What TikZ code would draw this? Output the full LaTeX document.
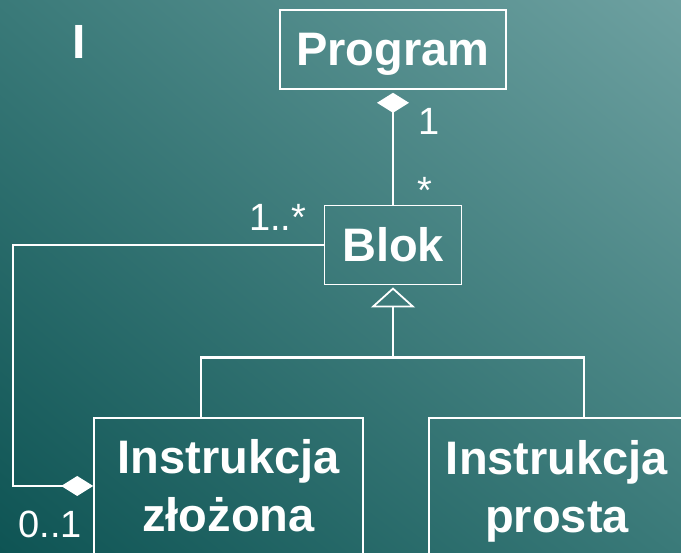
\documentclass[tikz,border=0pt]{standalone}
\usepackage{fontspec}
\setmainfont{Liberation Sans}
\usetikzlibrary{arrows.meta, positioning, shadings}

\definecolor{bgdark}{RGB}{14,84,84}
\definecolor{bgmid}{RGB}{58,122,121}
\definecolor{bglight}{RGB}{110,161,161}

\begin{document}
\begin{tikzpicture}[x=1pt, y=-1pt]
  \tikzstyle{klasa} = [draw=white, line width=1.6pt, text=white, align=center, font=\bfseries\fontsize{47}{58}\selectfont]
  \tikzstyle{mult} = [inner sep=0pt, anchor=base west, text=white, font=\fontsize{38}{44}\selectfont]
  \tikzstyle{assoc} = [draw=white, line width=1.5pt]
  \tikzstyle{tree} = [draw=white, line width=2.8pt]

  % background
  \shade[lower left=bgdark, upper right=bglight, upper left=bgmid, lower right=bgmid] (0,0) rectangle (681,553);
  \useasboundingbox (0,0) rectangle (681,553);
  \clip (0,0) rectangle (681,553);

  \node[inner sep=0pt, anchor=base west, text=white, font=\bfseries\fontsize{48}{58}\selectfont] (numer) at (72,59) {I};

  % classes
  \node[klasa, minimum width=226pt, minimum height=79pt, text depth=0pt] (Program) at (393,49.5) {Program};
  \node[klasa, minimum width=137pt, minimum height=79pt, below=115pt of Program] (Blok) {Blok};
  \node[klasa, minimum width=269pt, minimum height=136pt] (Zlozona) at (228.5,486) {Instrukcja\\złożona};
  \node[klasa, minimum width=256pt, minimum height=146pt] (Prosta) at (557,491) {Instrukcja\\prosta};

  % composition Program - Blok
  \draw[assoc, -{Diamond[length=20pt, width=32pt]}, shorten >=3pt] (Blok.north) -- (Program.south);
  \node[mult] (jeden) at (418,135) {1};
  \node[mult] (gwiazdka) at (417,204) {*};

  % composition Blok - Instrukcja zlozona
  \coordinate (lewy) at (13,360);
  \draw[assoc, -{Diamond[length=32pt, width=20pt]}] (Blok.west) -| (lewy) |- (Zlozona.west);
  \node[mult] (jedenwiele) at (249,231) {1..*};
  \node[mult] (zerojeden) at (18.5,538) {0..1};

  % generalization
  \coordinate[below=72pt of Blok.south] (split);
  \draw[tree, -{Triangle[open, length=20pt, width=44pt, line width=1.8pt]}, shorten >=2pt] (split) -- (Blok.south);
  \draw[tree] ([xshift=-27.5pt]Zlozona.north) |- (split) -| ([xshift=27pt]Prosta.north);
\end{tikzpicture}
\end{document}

##############################

◆ The problem ◆
From the first line above through the line containing "[draw=white, line width=2.8pt]", copy everything exactly, without the pictures.

◆ Solution to the problem ◆
What TikZ code would draw this? Output the full LaTeX document.
\documentclass[tikz,border=0pt]{standalone}
\usepackage{fontspec}
\setmainfont{Liberation Sans}
\usetikzlibrary{arrows.meta, positioning, shadings}

\definecolor{bgdark}{RGB}{14,84,84}
\definecolor{bgmid}{RGB}{58,122,121}
\definecolor{bglight}{RGB}{110,161,161}

\begin{document}
\begin{tikzpicture}[x=1pt, y=-1pt]
  \tikzstyle{klasa} = [draw=white, line width=1.6pt, text=white, align=center, font=\bfseries\fontsize{47}{58}\selectfont]
  \tikzstyle{mult} = [inner sep=0pt, anchor=base west, text=white, font=\fontsize{38}{44}\selectfont]
  \tikzstyle{assoc} = [draw=white, line width=1.5pt]
  \tikzstyle{tree} = [draw=white, line width=2.8pt]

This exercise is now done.